Two, the Packers can create mountain of cap space by moving on from Rodgers after the 2021 season. While the numbers will change based on his upcoming restructure, trading Rodgers next offseason would create $22.65 million of cap space, according to OverTheCap.com. Wait until after June 1, and that moves to $25.5 million.
Team President/CEO Mark Murphy has stated repeatedly, including at Monday’s shareholders meeting, that the Packers want Rodgers back “beyond” 2021. So, from Rodgers’ perspective, the past few months haven’t been a nothingburger. Rodgers has seized control over his future after losing it the moment general manager Brian Gutekunst drafted Love and sent the financial wheels of a trade after the 2021 season in motion.

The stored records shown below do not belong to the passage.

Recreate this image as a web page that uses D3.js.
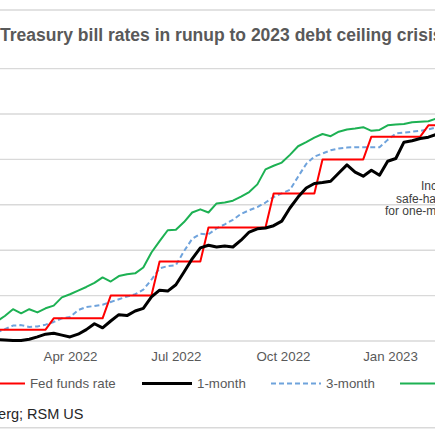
<!DOCTYPE html>
<html>
<head>
<meta charset="utf-8">
<script src="https://cdn.jsdelivr.net/npm/d3@7"></script>
<style>
  html, body { margin: 0; padding: 0; background: #fff; }
  svg { display: block; font-family: "Liberation Sans", Arial, sans-serif; }
</style>
</head>
<body>
<svg id="chart" width="435" height="435"></svg>
<script>
// ---- data (weekly, Fridays) ----
const dates = [
  "2022-01-28","2022-02-04","2022-02-11","2022-02-18","2022-02-25","2022-03-04","2022-03-11",
  "2022-03-18","2022-03-25","2022-04-01","2022-04-08","2022-04-15","2022-04-22","2022-04-29",
  "2022-05-06","2022-05-13","2022-05-20","2022-05-27","2022-06-03","2022-06-10","2022-06-17",
  "2022-06-24","2022-07-01","2022-07-08","2022-07-15","2022-07-22","2022-07-29","2022-08-05",
  "2022-08-12","2022-08-19","2022-08-26","2022-09-02","2022-09-09","2022-09-16","2022-09-23",
  "2022-09-30","2022-10-07","2022-10-14","2022-10-21","2022-10-28","2022-11-04","2022-11-11",
  "2022-11-18","2022-11-25","2022-12-02","2022-12-09","2022-12-16","2022-12-23","2022-12-30",
  "2023-01-06","2023-01-13","2023-01-20","2023-01-27","2023-02-03","2023-02-10"
];
const fedFunds = [
  0.25,0.25,0.25,0.25,0.25,0.25,0.25,
  0.5,0.5,0.5,0.5,0.5,0.5,0.5,
  1.0,1.0,1.0,1.0,1.0,1.0,
  1.75,1.75,1.75,1.75,1.75,1.75,
  2.5,2.5,2.5,2.5,2.5,2.5,2.5,2.5,
  3.25,3.25,3.25,3.25,3.25,3.25,
  4.0,4.0,4.0,4.0,4.0,4.0,
  4.5,4.5,4.5,4.5,4.5,4.5,4.5,
  4.75,4.75
];
const oneMonth = [
  0.03,0.02,0.01,0.01,0.04,0.09,0.15,0.17,0.13,0.09,
  0.15,0.25,0.38,0.29,0.44,0.58,0.56,0.66,0.72,0.97,
  1.12,1.10,1.24,1.52,1.81,2.05,2.11,2.07,2.09,2.07,
  2.22,2.40,2.47,2.49,2.54,2.64,2.93,3.17,3.37,3.47,
  3.49,3.52,3.70,3.88,3.72,3.63,3.76,3.65,3.96,4.02,
  4.38,4.41,4.46,4.49,4.55
];
const threeMonth = [
  0.19,0.26,0.34,0.35,0.31,0.32,0.36,0.42,0.50,0.53,
  0.68,0.75,0.77,0.80,0.86,0.92,0.98,1.03,1.13,1.35,
  1.60,1.65,1.67,1.98,2.25,2.36,2.35,2.48,2.57,2.67,
  2.80,2.88,2.95,3.05,3.17,3.25,3.33,3.62,3.90,4.06,
  4.13,4.20,4.24,4.26,4.27,4.27,4.27,4.27,4.43,4.57,
  4.59,4.61,4.63,4.66,4.71
];
const sixMonth = [
  0.43,0.55,0.70,0.61,0.70,0.63,0.72,0.78,0.96,1.03,
  1.11,1.19,1.28,1.40,1.31,1.43,1.47,1.49,1.62,1.95,
  2.20,2.44,2.45,2.62,2.83,2.90,2.83,3.03,3.05,3.09,
  3.18,3.28,3.45,3.78,3.86,3.93,4.10,4.29,4.38,4.48,
  4.56,4.51,4.61,4.66,4.68,4.71,4.63,4.65,4.75,4.77,
  4.78,4.82,4.83,4.84,4.90
];
const seriesNames = ["Fed funds rate","1-month","3-month","6-month"];
const tickDates = ["2022-04-01","2022-07-01","2022-10-01","2023-01-01"];
const tickLabels = ["Apr 2022","Jul 2022","Oct 2022","Jan 2023"];
const yTicks = [0,1,2,3,4,5,6];
const titleText = "Treasury bill rates in runup to 2023 debt ceiling crisis";
const sourceText = "Source: Bloomberg; RSM US";
const noteLines = ["Increased","safe-haven demand","for one-month bills"];

// ---- setup ----
const W = 435, H = 435;
const svg = d3.select("#chart");
svg.append("rect").attr("width", W).attr("height", H).attr("fill", "#fff");

const parse = d3.utcParse("%Y-%m-%d");
const x = d3.scaleUtc()
  .domain([parse("2022-01-01"), parse("2023-03-01")])
  .range([-34.73, 458.65]);
const y = d3.scaleLinear().domain([0, 6]).range([341, 68.6]);

// frame lines
svg.append("line").attr("x1", 0).attr("x2", W).attr("y1", 10).attr("y2", 10)
  .attr("stroke", "#d9d9d9").attr("stroke-width", 1.5);
svg.append("line").attr("x1", 0).attr("x2", W).attr("y1", 427.7).attr("y2", 427.7)
  .attr("stroke", "#d9d9d9").attr("stroke-width", 1.5);

// title
svg.append("text").attr("x", 0).attr("y", 41)
  .attr("font-size", 17.5).attr("font-weight", "bold").attr("fill", "#595959")
  .text(titleText);

// gridlines
svg.append("g").selectAll("line").data(yTicks).join("line")
  .attr("x1", 0).attr("x2", W)
  .attr("y1", d => y(d)).attr("y2", d => y(d))
  .attr("stroke", "#d9d9d9").attr("stroke-width", 1.4);

// x axis
const xAxis = d3.axisBottom(x)
  .tickValues(tickDates.map(parse))
  .tickFormat((d, i) => tickLabels[i])
  .tickSize(0).tickPadding(11);
const gx = svg.append("g").attr("transform", `translate(0,${y(0)})`).call(xAxis);
gx.select(".domain").remove();
gx.selectAll("text").attr("font-size", 13.3).attr("fill", "#595959")
  .attr("font-family", "Liberation Sans, Arial, sans-serif");

// lines
const pts = arr => arr.map((v, i) => [parse(dates[i]), v]);
const line = d3.line().x(d => x(d[0])).y(d => y(d[1]));
const styles = [
  {data: fedFunds,   color: "#ff0000", w: 2,   dash: null},
  {data: oneMonth,   color: "#000000", w: 3,   dash: null},
  {data: threeMonth, color: "#6fa3dc", w: 2,   dash: "5,3"},
  {data: sixMonth,   color: "#1db153", w: 2,   dash: null}
];
const drawOrder = [3, 2, 0, 1];
drawOrder.forEach(k => {
  const s = styles[k];
  svg.append("path").datum(pts(s.data))
    .attr("fill", "none").attr("stroke", s.color).attr("stroke-width", s.w)
    .attr("stroke-dasharray", s.dash).attr("stroke-linejoin", "round")
    .attr("d", line);
});

// annotation
const noteX = [421, 396, 385];
const noteY = [190, 202.5, 215];
noteLines.forEach((t, i) => {
  svg.append("text").attr("x", noteX[i]).attr("y", noteY[i])
    .attr("font-size", 12).attr("fill", "#404040").text(t);
});

// legend
const legX = [-25, 142, 271, 400];
const legY = 383.5;
seriesNames.forEach((n, i) => {
  const s = styles[i];
  svg.append("line").attr("x1", legX[i]).attr("x2", legX[i] + 50)
    .attr("y1", legY).attr("y2", legY)
    .attr("stroke", s.color).attr("stroke-width", s.w).attr("stroke-dasharray", s.dash);
  svg.append("text").attr("x", legX[i] + 55).attr("y", legY + 4.8)
    .attr("font-size", 13.3).attr("fill", "#595959").text(n);
});

// source
svg.append("text").attr("x", 83.5).attr("y", 419).attr("text-anchor", "end")
  .attr("font-size", 14.5).attr("fill", "#262626").text(sourceText);
</script>
</body>
</html>
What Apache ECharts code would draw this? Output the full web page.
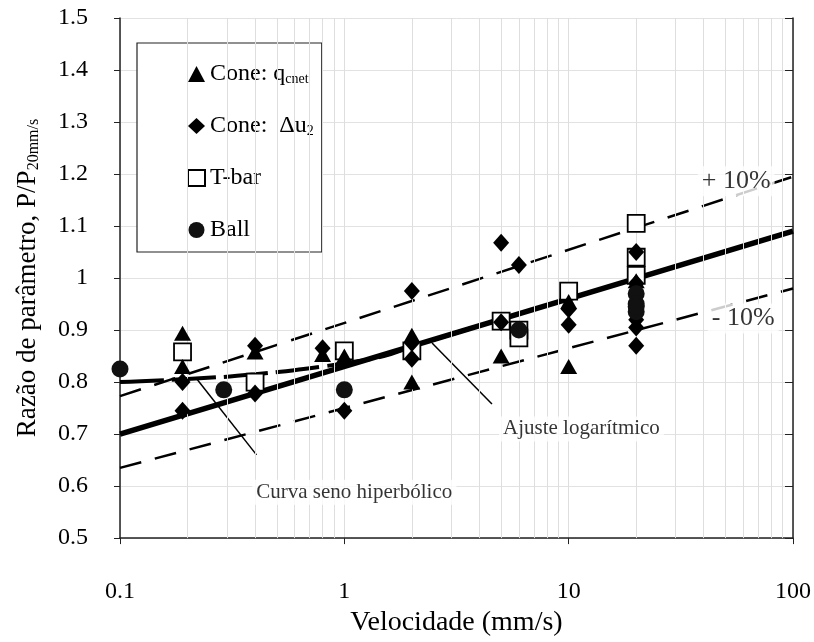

This indeed might be his last season in Green Bay but he'll at least have a big say in the decision. That’s a big win for the three-time MVP quarterback.
It's also a big win for the Packers. Despite being more than $28 million over the cap at the start of the offseason, Gutekunst retained the heart of the roster with the exception of center Corey Linsley. The Packers were perhaps David Bakhtiari’s torn ACL away from getting to the Super Bowl last year. With Rodgers, there’s no reason this year’s edition can’t take the next step.
It's just crazy that an MVP season, a trip to the NFC Championship Game and three months of tearing at the hearts of the fans have merely sent the pendulum back to center. Rodgers is guaranteed to be Green Bay’s quarterback in 2021. Anything beyond that is, to borrow a phrase from another renowned wordsmith, a beautiful mystery.